--- What the exercise asks ---
Copy all of the material below exactly.

--- Given data ---
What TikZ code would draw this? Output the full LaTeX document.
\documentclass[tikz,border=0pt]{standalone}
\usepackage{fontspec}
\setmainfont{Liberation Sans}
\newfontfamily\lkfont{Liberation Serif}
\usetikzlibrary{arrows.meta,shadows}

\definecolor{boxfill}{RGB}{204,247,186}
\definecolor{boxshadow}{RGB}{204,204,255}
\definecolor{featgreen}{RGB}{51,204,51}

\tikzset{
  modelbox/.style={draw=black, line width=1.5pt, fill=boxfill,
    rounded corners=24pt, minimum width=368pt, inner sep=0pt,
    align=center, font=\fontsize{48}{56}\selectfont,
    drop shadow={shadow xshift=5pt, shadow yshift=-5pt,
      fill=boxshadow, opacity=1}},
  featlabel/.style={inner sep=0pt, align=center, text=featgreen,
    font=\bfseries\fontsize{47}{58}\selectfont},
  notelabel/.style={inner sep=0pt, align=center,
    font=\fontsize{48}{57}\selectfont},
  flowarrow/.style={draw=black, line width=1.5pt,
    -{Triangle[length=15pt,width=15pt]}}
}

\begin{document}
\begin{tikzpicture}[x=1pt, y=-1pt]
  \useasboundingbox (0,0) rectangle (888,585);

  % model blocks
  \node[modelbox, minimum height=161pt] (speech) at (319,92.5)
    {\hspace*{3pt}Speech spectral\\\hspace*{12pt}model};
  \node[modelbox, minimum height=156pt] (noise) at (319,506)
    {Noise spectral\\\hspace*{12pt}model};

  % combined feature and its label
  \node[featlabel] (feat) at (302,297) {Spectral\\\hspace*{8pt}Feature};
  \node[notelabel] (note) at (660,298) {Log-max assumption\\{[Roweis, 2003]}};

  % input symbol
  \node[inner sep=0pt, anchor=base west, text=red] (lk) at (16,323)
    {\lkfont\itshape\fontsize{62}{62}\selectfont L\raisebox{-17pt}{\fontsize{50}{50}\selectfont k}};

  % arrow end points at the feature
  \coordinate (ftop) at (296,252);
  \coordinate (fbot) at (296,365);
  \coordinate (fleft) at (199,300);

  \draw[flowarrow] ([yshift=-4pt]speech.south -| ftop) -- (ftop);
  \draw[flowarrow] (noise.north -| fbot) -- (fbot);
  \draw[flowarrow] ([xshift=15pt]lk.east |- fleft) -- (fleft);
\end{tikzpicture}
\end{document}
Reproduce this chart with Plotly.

--- Reply to the exercise ---
What TikZ code would draw this? Output the full LaTeX document.
\documentclass[tikz,border=0pt]{standalone}
\usepackage{fontspec}
\setmainfont{Liberation Sans}
\newfontfamily\lkfont{Liberation Serif}
\usetikzlibrary{arrows.meta,shadows}

\definecolor{boxfill}{RGB}{204,247,186}
\definecolor{boxshadow}{RGB}{204,204,255}
\definecolor{featgreen}{RGB}{51,204,51}

\tikzset{
  modelbox/.style={draw=black, line width=1.5pt, fill=boxfill,
    rounded corners=24pt, minimum width=368pt, inner sep=0pt,
    align=center, font=\fontsize{48}{56}\selectfont,
    drop shadow={shadow xshift=5pt, shadow yshift=-5pt,
      fill=boxshadow, opacity=1}},
  featlabel/.style={inner sep=0pt, align=center, text=featgreen,
    font=\bfseries\fontsize{47}{58}\selectfont},
  notelabel/.style={inner sep=0pt, align=center,
    font=\fontsize{48}{57}\selectfont},
  flowarrow/.style={draw=black, line width=1.5pt,
    -{Triangle[length=15pt,width=15pt]}}
}

\begin{document}
\begin{tikzpicture}[x=1pt, y=-1pt]
  \useasboundingbox (0,0) rectangle (888,585);

  % model blocks
  \node[modelbox, minimum height=161pt] (speech) at (319,92.5)
    {\hspace*{3pt}Speech spectral\\\hspace*{12pt}model};
  \node[modelbox, minimum height=156pt] (noise) at (319,506)
    {Noise spectral\\\hspace*{12pt}model};

  % combined feature and its label
  \node[featlabel] (feat) at (302,297) {Spectral\\\hspace*{8pt}Feature};
  \node[notelabel] (note) at (660,298) {Log-max assumption\\{[Roweis, 2003]}};

  % input symbol
  \node[inner sep=0pt, anchor=base west, text=red] (lk) at (16,323)
    {\lkfont\itshape\fontsize{62}{62}\selectfont L\raisebox{-17pt}{\fontsize{50}{50}\selectfont k}};

  % arrow end points at the feature
  \coordinate (ftop) at (296,252);
  \coordinate (fbot) at (296,365);
  \coordinate (fleft) at (199,300);

  \draw[flowarrow] ([yshift=-4pt]speech.south -| ftop) -- (ftop);
  \draw[flowarrow] (noise.north -| fbot) -- (fbot);
  \draw[flowarrow] ([xshift=15pt]lk.east |- fleft) -- (fleft);
\end{tikzpicture}
\end{document}
Reproduce this chart with Plotly.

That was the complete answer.